Add in competition from AMD (AMD) (which was also down 0.5% on Tuesday), Broadcom (AVGO), and Qualcomm (QCOM), and you get a market that wants confirmation before bidding NVDA up even further.
Nvidia Isn’t a Graphics Card Company Anymore
Nvidia today is not the Nvidia of 2017. This isn’t about gaming GPUs and flashy product launches. It’s about infrastructure, enterprise software, and the buildout of a $100 billion+ AI market.
Gross margins closing in on 80%? That’s Apple-level profitability — in a space where demand isn’t just steady, it’s exponential.

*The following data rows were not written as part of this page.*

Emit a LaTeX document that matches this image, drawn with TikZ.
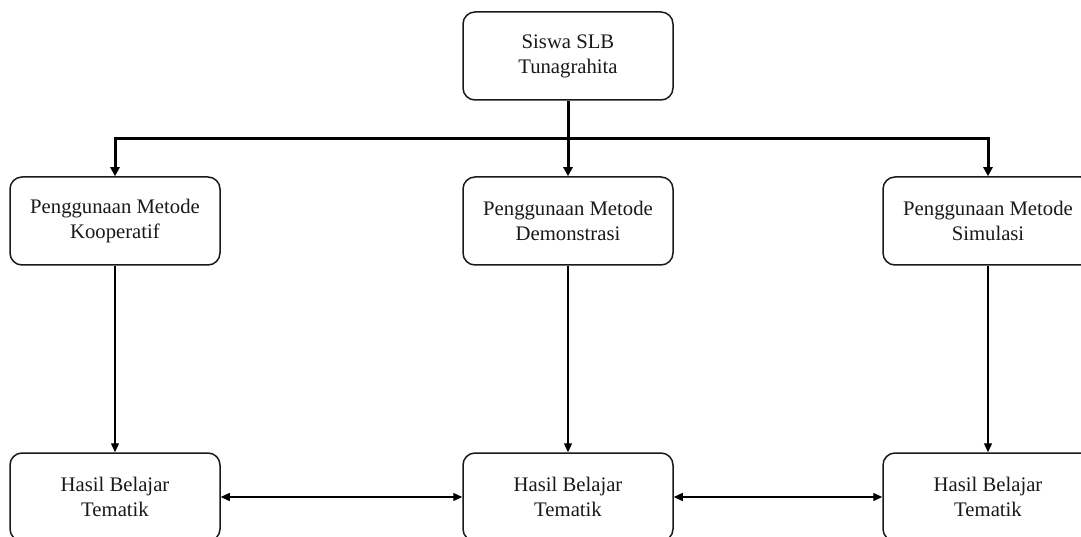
\documentclass[tikz,border=0pt]{standalone}
\usepackage{fontspec}
\setmainfont{Liberation Serif}
\usetikzlibrary{arrows.meta}
\begin{document}
\begin{tikzpicture}[x=1pt,y=-1pt,
  box/.style={draw=black!90, line width=1.5pt, rounded corners=12pt, minimum width=210pt, minimum height=88pt, align=center, font=\fontsize{20.7}{25}\selectfont, inner sep=0pt, fill=white, text=black!90},
  thick con/.style={line width=3pt, -{Triangle[length=9pt,width=9pt]}},
  thin con/.style={line width=1.4pt, -{Triangle[length=9pt,width=8pt]}},
  both con/.style={line width=1.4pt, {Triangle[length=9pt,width=8pt]}-{Triangle[length=9pt,width=8pt]}}]
\useasboundingbox (0,0) rectangle (1081,537);
\clip (0,0) rectangle (1081,537);
\node[box] (top) at (568,56) {Siswa SLB\\Tunagrahita};
\node[box] (m1) at (115,221) {Penggunaan Metode\\Kooperatif};
\node[box] (m2) at (568,221) {Penggunaan Metode\\Demonstrasi};
\node[box] (m3) at (988,221) {Penggunaan Metode\\Simulasi};
\node[box] (b1) at (115,497) {Hasil Belajar\\Tematik};
\node[box] (b2) at (568,497) {Hasil Belajar\\Tematik};
\node[box] (b3) at (988,497) {Hasil Belajar\\Tematik};
\coordinate (j) at (568,139);
\draw[thick con] (top.south) -- (m2.north);
\draw[thick con] (j) -| (m1.north);
\draw[thick con] (j) -| (m3.north);
\draw[thin con] (m1.south) -- (b1.north);
\draw[thin con] (m2.south) -- (b2.north);
\draw[thin con] (m3.south) -- (b3.north);
\draw[both con] (b1.east) -- (b2.west);
\draw[both con] (b2.east) -- (b3.west);
\end{tikzpicture}
\end{document}
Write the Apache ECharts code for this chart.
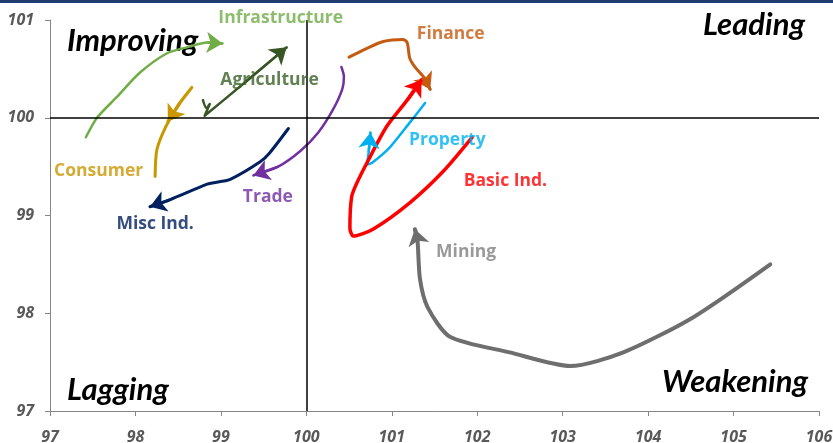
<!DOCTYPE html>
<html>
<head>
<meta charset="utf-8">
<script src="https://cdn.jsdelivr.net/npm/echarts@6/dist/echarts.min.js"></script>
<style>
  html, body { margin: 0; padding: 0; background: #fff; }
  #chart { width: 833px; height: 443px; }
</style>
</head>
<body>
<div id="chart"></div>
<script>
// sector trails: [relative strength, momentum], last point is the latest
const infrastructure = [[97.42, 99.80], [97.55, 100.0], [97.78, 100.21], [98.05, 100.46], [98.37, 100.66], [98.60, 100.72], [98.84, 100.77], [99.02, 100.76]]
const agriculture = [[98.79, 100.18], [98.83, 100.10], [98.87, 100.14], [98.81, 100.02], [99.28, 100.36], [99.77, 100.72]]
const consumer = [[98.23, 99.40], [98.25, 99.67], [98.35, 99.90], [98.50, 100.13], [98.66, 100.31], [98.52, 100.15], [98.38, 99.96]]
const miscInd = [[99.79, 99.89], [99.57, 99.64], [99.46, 99.55], [99.11, 99.37], [98.95, 99.34], [98.84, 99.32], [98.40, 99.16], [98.17, 99.09]]
const trade = [[100.41, 100.52], [100.44, 100.42], [100.42, 100.29], [100.31, 100.08], [100.14, 99.85], [99.93, 99.66], [99.67, 99.50], [99.38, 99.41]]
const finance = [[100.50, 100.62], [100.71, 100.71], [100.90, 100.78], [101.13, 100.80], [101.18, 100.77], [101.21, 100.61], [101.27, 100.52], [101.37, 100.42], [101.45, 100.29]]
const basicInd = [[101.94, 99.80], [101.60, 99.45], [101.21, 99.13], [100.78, 98.86], [100.55, 98.79], [100.51, 98.87], [100.53, 99.19], [100.59, 99.33], [100.71, 99.54], [100.94, 99.91], [101.18, 100.18], [101.35, 100.39]]
const property = [[101.39, 100.15], [101.21, 99.95], [100.98, 99.70], [100.77, 99.54], [100.71, 99.52], [100.73, 99.65], [100.75, 99.85]]
const mining = [[105.43, 98.50], [104.53, 97.96], [103.71, 97.60], [103.09, 97.46], [102.38, 97.60], [101.68, 97.76], [101.42, 98.06], [101.33, 98.35], [101.30, 98.76], [101.27, 98.86]]

const sectorNames = ['Infrastructure', 'Agriculture', 'Consumer', 'Misc Ind.', 'Trade', 'Finance', 'Property', 'Basic Ind.', 'Mining']
const sectorTrails = [infrastructure, agriculture, consumer, miscInd, trade, finance, property, basicInd, mining]
// where each sector name sits, in chart units
const labelAt = [[99.70, 101.02], [99.57, 100.39], [97.57, 99.46], [98.23, 98.91], [99.55, 99.19], [101.69, 100.86], [101.65, 99.77], [102.33, 99.35], [101.87, 98.63]]

const xTicks = [97, 98, 99, 100, 101, 102, 103, 104, 105, 106]
const yTicks = [97, 98, 99, 100, 101]

const lineColors = ['#70AD47', '#375623', '#C99700', '#002060', '#7030A0', '#C55A11', '#00B0F0', '#FF0000', '#6E6E6E']
const textColors = ['#70AD47', '#3B6128', '#C99700', '#002060', '#7030A0', '#C55A11', '#00B0F0', '#FF0000', '#7F7F7F']
const widths = [2.5, 2.5, 3, 3, 2.5, 3, 2.5, 3.5, 4]

const chart = echarts.init(document.getElementById('chart'))
const font = 'Lato, "Open Sans", sans-serif'
const labelFont = '"Open Sans", Lato, sans-serif'

const series = []
sectorTrails.forEach((trail, i) => {
  series.push({
    type: 'line',
    name: sectorNames[i],
    data: trail,
    smooth: 0.25,
    symbol: 'none',
    clip: false,
    lineStyle: { color: lineColors[i], width: widths[i], cap: 'round', join: 'round' },
    z: 3
  })
  // arrow head on the latest segment
  series.push({
    type: 'lines',
    coordinateSystem: 'cartesian2d',
    symbol: ['none', 'arrow'],
    symbolSize: [13, 16],
    lineStyle: { color: lineColors[i], width: widths[i], opacity: 1 },
    data: [{ coords: [trail[trail.length - 2], trail[trail.length - 1]] }],
    z: 4
  })
})

// sector names
series.push({
  type: 'scatter',
  symbolSize: 0,
  clip: false,
  silent: true,
  data: sectorNames.map((n, i) => ({ name: n, value: labelAt[i], label: { color: textColors[i] } })),
  label: {
    show: true,
    position: 'inside',
    formatter: '{b}',
    fontFamily: labelFont,
    fontWeight: 'bold',
    fontSize: 17.5
  },
  z: 5
})

// crosshair at 100 / 100
series.push({
  type: 'line',
  data: [],
  markLine: {
    silent: true,
    symbol: 'none',
    label: { show: false },
    lineStyle: { color: '#000', width: 1.5, type: 'solid' },
    data: [{ xAxis: 100 }, { yAxis: 100 }]
  },
  z: 2
})

const quadText = (text, pos) => ({
  type: 'text',
  ...pos,
  style: {
    text,
    font: 'italic bold 31px ' + font,
    fill: '#000'
  }
})

const axisText = {
  color: '#595959',
  fontFamily: labelFont,
  fontStyle: 'italic',
  fontWeight: 'bold',
  fontSize: 16
}

chart.setOption({
  animation: false,
  grid: { left: 50, right: 14, top: 20, bottom: 32, containLabel: false, outerBoundsMode: 'none' },
  xAxis: {
    type: 'value',
    min: xTicks[0],
    max: xTicks[xTicks.length - 1],
    interval: 1,
    splitLine: { show: false },
    axisLine: { lineStyle: { color: '#868686' } },
    axisTick: { show: true, length: 5, lineStyle: { color: '#868686' } },
    axisLabel: { margin: 18, ...axisText }
  },
  yAxis: {
    type: 'value',
    min: yTicks[0],
    max: yTicks[yTicks.length - 1],
    interval: 1,
    splitLine: { show: false },
    axisLine: { show: true, lineStyle: { color: '#868686' } },
    axisTick: { show: true, length: 5, lineStyle: { color: '#868686' } },
    axisLabel: { margin: 16, ...axisText }
  },
  graphic: [
    { type: 'rect', left: 0, top: 0, shape: { width: 833, height: 3 }, style: { fill: '#1F3D6E' } },
    quadText('Improving', { left: 67, top: 25 }),
    quadText('Leading', { right: 28, top: 9 }),
    quadText('Lagging', { left: 67, top: 374 }),
    quadText('Weakening', { right: 25, top: 366 })
  ],
  series
})
</script>
</body>
</html>
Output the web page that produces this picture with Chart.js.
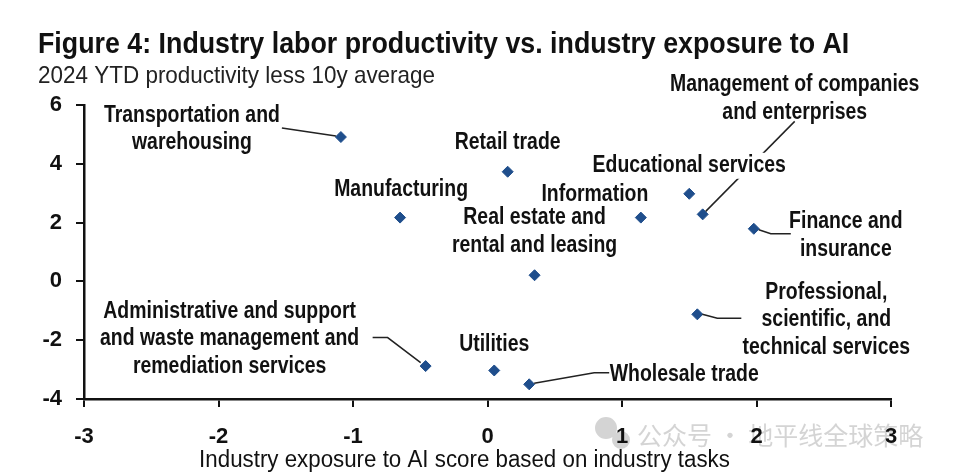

If you zoom out, Nvidia’s short-term dips look more like breathing room than red flags. And analysts like Blayne Curtis are betting this is only the beginning of a bigger structural shift.
Is Nvidia a Buy, Sell, or Hold?
Wall Street is still leaning heavily bullish on Nvidia (NVDA). Based on the latest TipRanks data, 36 out of 41 analysts rate the stock a Buy, with four rating it Hold, and just one suggesting a Sell. That gives Nvidia a consensus rating of Strong Buy.
The average 12-month NVDA price target now sits at $171.62, suggesting nearly 25% upside from current levels.